In uashogeschoolutrecht/structural_colours: Package For Project Structural Colour

knitr::opts_chunk$set(
  collapse = TRUE,
  comment = "#>"
)

This vignette describes the scpackage data download, pipeline workflow and app usage. This package was developed for the structural colour internship project, but can be applied to any shotgun metagenomic data and marker genes. The function is to process input shotgun metagenomes, e.g. trimming, assembly, and to search for the presence of marker genes in these samples. The Shiny app in this package can be used to view the results.

Installing the scpackage package

The scpackage package is available on github: https://github.com/uashogeschoolutrecht/structural_colours

#example github install

#library(scpackage)

Download data from ebi using the `get_ebi_data()` function

To download metagenomic data and metadata for use in the scpackage pipeline the get_ebi_data() function can be used. The only input needed is the accession of the study of samples of interest, e.g. "MGYS00000492", and the full path to the desired output location, e.g. "~/out". The output will be the fastq files and the metadata in a text file. An md5 checksum is performed to check the integrity of the downloaded data.

get_data_ebi(accession = "MGYS00000492",
             outdir = "~/out")`

The get_ebi_data() function uses the script get_data_ebi.sh from the /inst folder.

Running the scpackage pipeline

The main use of the scpackage package is the pipeline. The required input are the metagenomes (fastq files) and the marker genes in (multi)fasta format (plain text). This pipeline processes the metagenomes and performs a BLAST search of the supplied marker genes against the metagenomic samples. The metagenomic samples have to be in their own directory without any other files, so when using the get_ebi_data() function be sure to move the md5 file and metadata to a new storage location. Running the pipeline takes a lot of time (hours to weeks), even with just a few samples, so it is highly recommended to run this process in the background. The prokka annotation step can be disabled for quicker runs, as performing this can take a day per sample. The pipeline using most of the other functions in the /R directory of this package, though these functions can be used on their own as well.

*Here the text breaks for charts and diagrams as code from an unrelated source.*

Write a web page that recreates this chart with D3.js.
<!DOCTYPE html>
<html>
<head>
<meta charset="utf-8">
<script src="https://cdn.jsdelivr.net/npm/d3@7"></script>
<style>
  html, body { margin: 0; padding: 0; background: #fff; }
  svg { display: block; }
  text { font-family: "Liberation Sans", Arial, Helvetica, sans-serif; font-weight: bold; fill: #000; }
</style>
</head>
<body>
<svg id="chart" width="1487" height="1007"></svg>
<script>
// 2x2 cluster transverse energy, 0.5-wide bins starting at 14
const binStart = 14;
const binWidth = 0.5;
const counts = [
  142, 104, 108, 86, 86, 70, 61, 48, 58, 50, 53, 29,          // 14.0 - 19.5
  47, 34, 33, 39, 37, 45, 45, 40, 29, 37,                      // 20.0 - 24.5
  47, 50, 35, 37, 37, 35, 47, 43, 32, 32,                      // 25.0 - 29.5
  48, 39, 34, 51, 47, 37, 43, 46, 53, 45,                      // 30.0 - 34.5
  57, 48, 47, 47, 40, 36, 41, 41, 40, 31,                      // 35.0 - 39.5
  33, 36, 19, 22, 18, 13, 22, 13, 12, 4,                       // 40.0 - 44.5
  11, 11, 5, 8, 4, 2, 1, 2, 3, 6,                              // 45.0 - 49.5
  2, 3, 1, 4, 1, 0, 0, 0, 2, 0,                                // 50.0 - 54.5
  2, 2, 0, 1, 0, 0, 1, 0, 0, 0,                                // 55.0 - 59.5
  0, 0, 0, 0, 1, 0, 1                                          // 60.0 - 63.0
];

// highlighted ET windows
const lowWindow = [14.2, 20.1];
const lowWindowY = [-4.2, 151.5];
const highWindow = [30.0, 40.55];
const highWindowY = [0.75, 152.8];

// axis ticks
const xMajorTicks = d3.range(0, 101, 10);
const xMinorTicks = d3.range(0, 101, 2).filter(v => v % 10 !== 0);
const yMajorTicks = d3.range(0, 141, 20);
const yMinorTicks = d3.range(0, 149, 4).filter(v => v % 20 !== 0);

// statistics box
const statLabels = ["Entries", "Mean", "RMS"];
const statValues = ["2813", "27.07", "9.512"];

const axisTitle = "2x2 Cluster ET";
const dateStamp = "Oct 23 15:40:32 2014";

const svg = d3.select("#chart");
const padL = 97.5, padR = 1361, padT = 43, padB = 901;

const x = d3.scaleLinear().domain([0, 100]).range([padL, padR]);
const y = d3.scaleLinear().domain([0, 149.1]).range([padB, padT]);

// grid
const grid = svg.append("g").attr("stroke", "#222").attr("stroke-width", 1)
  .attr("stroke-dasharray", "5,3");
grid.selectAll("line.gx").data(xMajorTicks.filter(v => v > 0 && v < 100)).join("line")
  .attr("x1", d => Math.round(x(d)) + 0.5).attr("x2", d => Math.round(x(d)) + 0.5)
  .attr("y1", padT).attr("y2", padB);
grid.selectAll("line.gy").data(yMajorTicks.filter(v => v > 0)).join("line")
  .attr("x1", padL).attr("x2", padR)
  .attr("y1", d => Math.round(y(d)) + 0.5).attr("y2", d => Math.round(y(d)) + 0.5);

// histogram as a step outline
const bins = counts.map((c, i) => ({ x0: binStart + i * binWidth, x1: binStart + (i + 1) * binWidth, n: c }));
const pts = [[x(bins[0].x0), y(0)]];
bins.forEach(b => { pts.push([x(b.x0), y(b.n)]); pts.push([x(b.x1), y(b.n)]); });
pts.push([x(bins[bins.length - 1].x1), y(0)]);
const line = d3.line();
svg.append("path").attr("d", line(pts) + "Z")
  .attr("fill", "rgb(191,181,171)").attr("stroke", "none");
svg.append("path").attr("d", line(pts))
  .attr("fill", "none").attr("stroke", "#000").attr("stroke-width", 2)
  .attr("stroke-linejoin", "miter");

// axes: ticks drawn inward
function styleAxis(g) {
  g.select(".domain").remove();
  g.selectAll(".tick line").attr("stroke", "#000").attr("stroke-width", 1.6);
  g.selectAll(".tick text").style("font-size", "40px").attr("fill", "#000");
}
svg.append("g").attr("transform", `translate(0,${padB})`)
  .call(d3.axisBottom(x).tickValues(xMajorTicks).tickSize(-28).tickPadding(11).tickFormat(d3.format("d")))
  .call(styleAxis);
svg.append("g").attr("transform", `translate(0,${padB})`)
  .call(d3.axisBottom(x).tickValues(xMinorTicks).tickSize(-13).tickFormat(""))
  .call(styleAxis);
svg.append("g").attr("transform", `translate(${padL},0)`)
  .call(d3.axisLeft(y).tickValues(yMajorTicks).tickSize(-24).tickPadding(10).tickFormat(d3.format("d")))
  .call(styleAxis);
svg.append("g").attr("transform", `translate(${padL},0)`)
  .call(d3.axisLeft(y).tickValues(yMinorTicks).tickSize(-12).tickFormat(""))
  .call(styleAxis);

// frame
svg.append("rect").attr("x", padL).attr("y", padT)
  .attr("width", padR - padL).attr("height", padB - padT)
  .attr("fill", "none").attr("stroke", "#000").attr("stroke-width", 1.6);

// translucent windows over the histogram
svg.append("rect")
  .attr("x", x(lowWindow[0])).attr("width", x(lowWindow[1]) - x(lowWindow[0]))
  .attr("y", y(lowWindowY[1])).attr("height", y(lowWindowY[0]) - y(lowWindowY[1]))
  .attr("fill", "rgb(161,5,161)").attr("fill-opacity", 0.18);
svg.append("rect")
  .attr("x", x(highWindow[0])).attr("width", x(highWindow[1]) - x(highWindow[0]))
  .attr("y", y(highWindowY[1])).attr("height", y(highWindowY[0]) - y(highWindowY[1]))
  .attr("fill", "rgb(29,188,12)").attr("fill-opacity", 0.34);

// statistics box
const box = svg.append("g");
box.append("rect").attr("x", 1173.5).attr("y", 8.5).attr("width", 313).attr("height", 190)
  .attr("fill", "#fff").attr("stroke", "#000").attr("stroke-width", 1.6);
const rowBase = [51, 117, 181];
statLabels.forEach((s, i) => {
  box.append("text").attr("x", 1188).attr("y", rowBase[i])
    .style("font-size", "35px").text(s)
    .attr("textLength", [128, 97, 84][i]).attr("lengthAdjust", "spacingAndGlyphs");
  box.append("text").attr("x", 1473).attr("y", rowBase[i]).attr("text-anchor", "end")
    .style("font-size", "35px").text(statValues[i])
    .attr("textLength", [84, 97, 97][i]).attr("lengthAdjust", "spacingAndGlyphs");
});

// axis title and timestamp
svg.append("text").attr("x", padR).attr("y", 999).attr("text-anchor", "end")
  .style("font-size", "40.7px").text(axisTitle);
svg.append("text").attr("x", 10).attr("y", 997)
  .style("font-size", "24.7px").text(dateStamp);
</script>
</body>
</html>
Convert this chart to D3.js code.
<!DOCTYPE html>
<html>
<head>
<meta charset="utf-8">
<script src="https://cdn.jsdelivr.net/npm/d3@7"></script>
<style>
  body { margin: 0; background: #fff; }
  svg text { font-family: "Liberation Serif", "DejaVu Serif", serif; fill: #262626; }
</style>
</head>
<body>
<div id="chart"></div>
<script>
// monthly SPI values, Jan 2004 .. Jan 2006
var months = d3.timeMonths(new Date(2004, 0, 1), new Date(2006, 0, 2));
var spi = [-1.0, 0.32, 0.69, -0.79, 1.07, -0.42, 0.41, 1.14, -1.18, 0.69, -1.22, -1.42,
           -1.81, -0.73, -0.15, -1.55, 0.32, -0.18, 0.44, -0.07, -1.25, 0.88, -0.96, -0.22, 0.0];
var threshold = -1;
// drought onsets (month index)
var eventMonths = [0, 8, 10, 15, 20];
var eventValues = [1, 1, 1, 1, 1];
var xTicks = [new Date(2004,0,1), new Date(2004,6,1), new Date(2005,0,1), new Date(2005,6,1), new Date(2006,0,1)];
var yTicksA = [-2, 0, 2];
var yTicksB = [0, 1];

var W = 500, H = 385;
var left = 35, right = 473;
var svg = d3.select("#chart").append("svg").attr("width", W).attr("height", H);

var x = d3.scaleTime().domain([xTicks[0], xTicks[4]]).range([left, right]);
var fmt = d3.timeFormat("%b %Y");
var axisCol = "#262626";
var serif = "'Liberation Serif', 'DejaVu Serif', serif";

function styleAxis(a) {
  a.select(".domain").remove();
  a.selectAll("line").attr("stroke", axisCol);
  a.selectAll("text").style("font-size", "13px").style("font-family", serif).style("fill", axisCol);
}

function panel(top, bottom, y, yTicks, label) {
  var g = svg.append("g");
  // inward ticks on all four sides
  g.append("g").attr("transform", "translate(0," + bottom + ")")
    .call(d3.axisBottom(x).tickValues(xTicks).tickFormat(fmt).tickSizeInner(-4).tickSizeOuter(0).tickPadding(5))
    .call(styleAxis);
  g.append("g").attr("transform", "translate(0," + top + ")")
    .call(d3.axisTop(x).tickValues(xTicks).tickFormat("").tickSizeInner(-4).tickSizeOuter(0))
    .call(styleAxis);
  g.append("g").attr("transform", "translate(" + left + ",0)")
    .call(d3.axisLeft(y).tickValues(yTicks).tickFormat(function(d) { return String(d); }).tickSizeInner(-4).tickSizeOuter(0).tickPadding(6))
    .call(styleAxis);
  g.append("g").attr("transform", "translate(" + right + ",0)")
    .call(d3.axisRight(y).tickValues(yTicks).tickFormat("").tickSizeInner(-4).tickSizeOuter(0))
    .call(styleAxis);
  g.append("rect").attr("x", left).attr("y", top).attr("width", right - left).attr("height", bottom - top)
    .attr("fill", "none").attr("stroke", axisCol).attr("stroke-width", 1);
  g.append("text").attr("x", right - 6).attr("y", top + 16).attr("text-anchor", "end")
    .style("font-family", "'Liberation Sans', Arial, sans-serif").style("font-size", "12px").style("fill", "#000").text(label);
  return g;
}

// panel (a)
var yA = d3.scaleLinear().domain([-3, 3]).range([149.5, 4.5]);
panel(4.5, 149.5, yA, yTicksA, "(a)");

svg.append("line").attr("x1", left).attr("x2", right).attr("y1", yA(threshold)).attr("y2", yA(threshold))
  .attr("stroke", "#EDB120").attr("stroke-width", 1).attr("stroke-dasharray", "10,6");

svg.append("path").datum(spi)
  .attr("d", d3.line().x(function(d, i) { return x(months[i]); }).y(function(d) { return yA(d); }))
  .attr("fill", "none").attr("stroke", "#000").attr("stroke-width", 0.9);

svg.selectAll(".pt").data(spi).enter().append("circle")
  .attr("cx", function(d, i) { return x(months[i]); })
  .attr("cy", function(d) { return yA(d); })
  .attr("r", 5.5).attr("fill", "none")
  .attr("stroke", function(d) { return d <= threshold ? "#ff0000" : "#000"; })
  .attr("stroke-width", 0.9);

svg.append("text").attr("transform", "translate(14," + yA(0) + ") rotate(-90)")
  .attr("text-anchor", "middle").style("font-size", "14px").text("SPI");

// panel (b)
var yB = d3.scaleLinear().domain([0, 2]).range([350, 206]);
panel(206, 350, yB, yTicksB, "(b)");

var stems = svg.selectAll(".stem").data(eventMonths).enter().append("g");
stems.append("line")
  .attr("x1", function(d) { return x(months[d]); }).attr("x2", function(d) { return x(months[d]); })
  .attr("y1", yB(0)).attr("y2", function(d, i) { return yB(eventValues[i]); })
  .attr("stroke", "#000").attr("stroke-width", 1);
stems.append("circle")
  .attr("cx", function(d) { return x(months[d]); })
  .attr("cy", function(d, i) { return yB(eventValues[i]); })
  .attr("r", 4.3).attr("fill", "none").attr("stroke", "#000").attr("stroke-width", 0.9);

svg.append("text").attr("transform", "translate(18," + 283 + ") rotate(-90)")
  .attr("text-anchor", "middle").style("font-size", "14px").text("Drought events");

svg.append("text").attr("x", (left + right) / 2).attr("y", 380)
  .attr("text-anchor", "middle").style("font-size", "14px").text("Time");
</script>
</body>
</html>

run_sc_pipeline(samples_dir = "/home/rstudio/data/geodescent/test_samples",
                marker_genes_fasta = "/home/rstudio/scpackage/inst/extdata/M17.txt",
                run_prokka = FALSE)

To run the pipeline in the background, a script with the commands to execute can be run using nohup Rscript (script path) from the command line, allowing the user to exit the terminal.

{bash, eval = FALSE} nohup Rscript ./script_using_pipeline.R

The pipeline will create output folders in the samples directory.